Il 25 gennaio è uscito per Feltrinelli La Splendente di Cesare Sinatti: l’autore è giovanissimo e scrive luminosamente. E’ un romanzo sugli eroi di Omero, sulle figlie di Tindaro, sulla prole di Atreo. E’ un film, in realtà. L’ho trovato magnifico. Profondo conoscitore di Omero e della tragedia, fantastico narratore. Ho iniziato a leggere questo libro con qualche pregiudizio: mi aspettavo pagine un po’ noiose su argomenti triti e ritriti per chi, come me, considera la letteratura greca la summa di tutto ciò che è santo e bello e pieno di grazia; invece, è stato magnifico ricredermi.

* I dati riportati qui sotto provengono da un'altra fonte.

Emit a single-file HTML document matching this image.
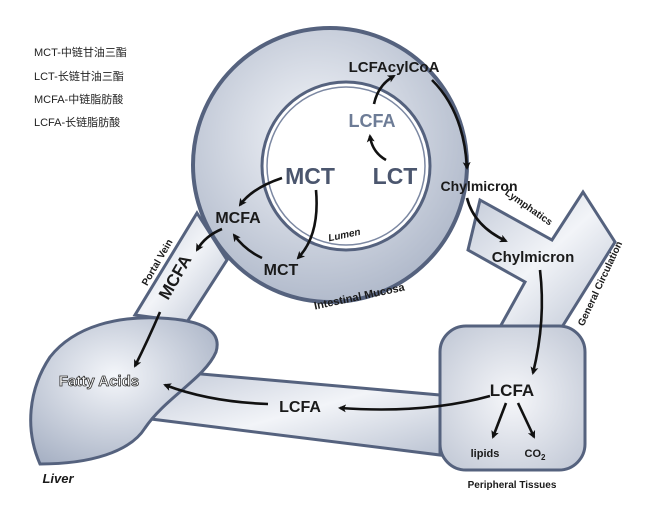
<!DOCTYPE html>
<html><head><meta charset="utf-8"><style>
html,body{margin:0;padding:0;background:#fff;width:651px;height:509px;overflow:hidden}
svg{display:block}
text{font-family:"Liberation Sans","Noto Sans CJK SC",sans-serif}
.b{font-weight:bold;fill:#1a1a1a}
.a{fill:none;stroke:#111;stroke-width:2.6;marker-end:url(#h)}
</style></head><body>
<svg width="651" height="509" viewBox="0 0 651 509" xmlns="http://www.w3.org/2000/svg">
<defs>
<marker id="h" markerWidth="8" markerHeight="8" refX="6" refY="4" orient="auto" markerUnits="userSpaceOnUse" viewBox="0 0 8 8">
<path d="M0,0 L8,4 L0,8 L2,4 Z" fill="#111"/></marker>
<radialGradient id="g1" cx="0.45" cy="0.4" r="0.7"><stop offset="0" stop-color="#f4f6fa"/><stop offset="1" stop-color="#a7b1c4"/></radialGradient>
<linearGradient id="t1" x1="0" y1="0" x2="1" y2="1"><stop offset="0" stop-color="#c3cad8"/><stop offset="0.5" stop-color="#f2f4f8"/><stop offset="1" stop-color="#bcc4d3"/></linearGradient>
<radialGradient id="g2" cx="0.5" cy="0.5" r="0.7"><stop offset="0" stop-color="#f6f7fa"/><stop offset="1" stop-color="#bfc6d4"/></radialGradient>
</defs>
<g font-size="11" fill="#222">
<text x="34" y="56">MCT-中链甘油三酯</text>
<text x="34" y="80">LCT-长链甘油三酯</text>
<text x="34" y="103">MCFA-中链脂肪酸</text>
<text x="34" y="126">LCFA-长链脂肪酸</text>
</g>
<!-- tubes -->
<polygon points="197,213 227,260 187,322 135,315" fill="url(#t1)" stroke="#55627e" stroke-width="3"/>
<polygon points="190,373 440,395 440,455 143,418" fill="url(#t1)" stroke="#55627e" stroke-width="3"/>
<polygon points="480,200 552,240 583,192 615,242 562,327 500,327 525,282 468,250" fill="url(#t1)" stroke="#55627e" stroke-width="3"/>
<!-- circles -->
<circle cx="330" cy="165" r="137" fill="url(#g1)" stroke="#55627e" stroke-width="4"/>
<circle cx="346" cy="166" r="84" fill="#fff" stroke="#55627e" stroke-width="3"/>
<circle cx="346" cy="166" r="79" fill="#fff" stroke="#7c88a2" stroke-width="1.5"/>
<!-- liver -->
<path d="M40,464 C25,430 28,390 50,357 C75,325 120,316 160,318 C205,320 222,332 216,352 C205,378 165,398 145,428 C130,452 90,464 40,464 Z" fill="url(#g1)" stroke="#55627e" stroke-width="3"/>
<!-- peripheral box -->
<rect x="440" y="326" width="145" height="144" rx="26" fill="url(#g2)" stroke="#55627e" stroke-width="3"/>
<!-- arrows -->
<path class="a" d="M386,160 Q372,152 370,136"/>
<path class="a" d="M374,104 Q378,85 394,76"/>
<path class="a" d="M432,80 Q464,112 467,168"/>
<path class="a" d="M467,198 Q474,226 506,241"/>
<path class="a" d="M540,270 Q546,320 533,373"/>
<path class="a" d="M490,396 Q425,414 340,408"/>
<path class="a" d="M268,404 Q210,402 165,385"/>
<path class="a" d="M506,403 L493,437"/>
<path class="a" d="M518,403 L534,437"/>
<path class="a" d="M282,178 Q252,188 240,205"/>
<path class="a" d="M316,190 Q320,235 298,258"/>
<path class="a" d="M262,258 Q245,250 234,235"/>
<path class="a" d="M222,229 Q205,236 197,250"/>
<path class="a" d="M160,312 Q148,340 135,366"/>
<!-- labels -->
<text x="310" y="184" font-size="23" font-weight="bold" fill="#4b566e" text-anchor="middle">MCT</text>
<text x="395" y="184" font-size="23" font-weight="bold" fill="#4b566e" text-anchor="middle">LCT</text>
<text x="372" y="127" font-size="18" font-weight="bold" fill="#6d7c96" text-anchor="middle">LCFA</text>
<text x="394" y="72" font-size="15" class="b" text-anchor="middle">LCFAcylCoA</text>
<text x="479" y="191" font-size="14" class="b" text-anchor="middle">Chylmicron</text>
<text x="533" y="262" font-size="15" class="b" text-anchor="middle">Chylmicron</text>
<text x="238" y="223" font-size="16" class="b" text-anchor="middle">MCFA</text>
<text x="281" y="275" font-size="16" class="b" text-anchor="middle">MCT</text>
<text x="345" y="238" font-size="10" font-style="italic" class="b" text-anchor="middle" transform="rotate(-12 345 238)">Lumen</text>
<text x="360" y="300" font-size="11" class="b" text-anchor="middle" transform="rotate(-12 360 300)">Intestinal Mucosa</text>
<text x="527" y="210" font-size="10" class="b" text-anchor="middle" transform="rotate(35 527 210)">Lymphatics</text>
<text x="603" y="285" font-size="10" class="b" text-anchor="middle" transform="rotate(-65 603 285)">General Circulation</text>
<text x="160" y="264" font-size="10" class="b" text-anchor="middle" transform="rotate(-60 160 264)">Portal Vein</text>
<text x="180" y="280" font-size="17" class="b" text-anchor="middle" transform="rotate(-60 180 280)">MCFA</text>
<text x="99" y="386" font-size="15" font-weight="bold" fill="#fff" stroke="#333" stroke-width="0.8" text-anchor="middle">Fatty Acids</text>
<text x="58" y="483" font-size="13" font-style="italic" class="b" text-anchor="middle">Liver</text>
<text x="300" y="412" font-size="16" class="b" text-anchor="middle">LCFA</text>
<text x="512" y="396" font-size="17" class="b" text-anchor="middle">LCFA</text>
<text x="485" y="457" font-size="11" class="b" text-anchor="middle">lipids</text>
<text x="535" y="457" font-size="11" class="b" text-anchor="middle">CO<tspan font-size="8" dy="3">2</tspan></text>
<text x="512" y="488" font-size="10" class="b" text-anchor="middle">Peripheral Tissues</text>
</svg>
</body></html>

E’ una narrazione gustosa, leggera, profondissima; è indagine dentro; è scoperta; è curiosità. E’ persino sfida: “Vediamo come l’ha raccontata questa!”, andavo dicendomi.
“Coloro in cui la fiamma della vita ardeva con più forza si consumavano per primi”: come non caderci dentro? e, allora, di Agamennone hai persino pietà; Menelao ti intenerisce il cuore; Tersite lo prenderesti a sberle pure tu; Patroclo resterà sempre il tuo più bell’amore; ti assolvi di amare tanto i latrati di Clitemnestra e non provi più quel pizzico di invidia per quella bellezza maledetta di Elena, che tanto ha fatto patire. Achille, be’, Achille resta sempre lì, ha quel posto nel tuo cuore che occupa da sempre: Achille è la tua fragilità, la tua paura; Achille canta sempre e tutte le note del suo cuore resteranno per l’eternità tra il carapace della sua magnifica lira e il blu del cielo di Grecia che ti percuote l’anima e, pure, l’accarezza. Sinatti scrive: “I Greci sono eterni bambini”: sì. Lo sono. Perché in loro troveremo sempre quella δεινότης irresistibile che tiene in bilico tra ciò che è tremendo e la meraviglia. 
L’epilogo di Sinatti è il vento di un pomeriggio d’estate che gonfia una tenda d’organza, mentre nella penombra di una stanza rovente si consuma una sensualità liquida…e profumata. 

 Libro da 10 e lode: i classicisti che lo snobbano sono invidiosi e non lo vogliono dire!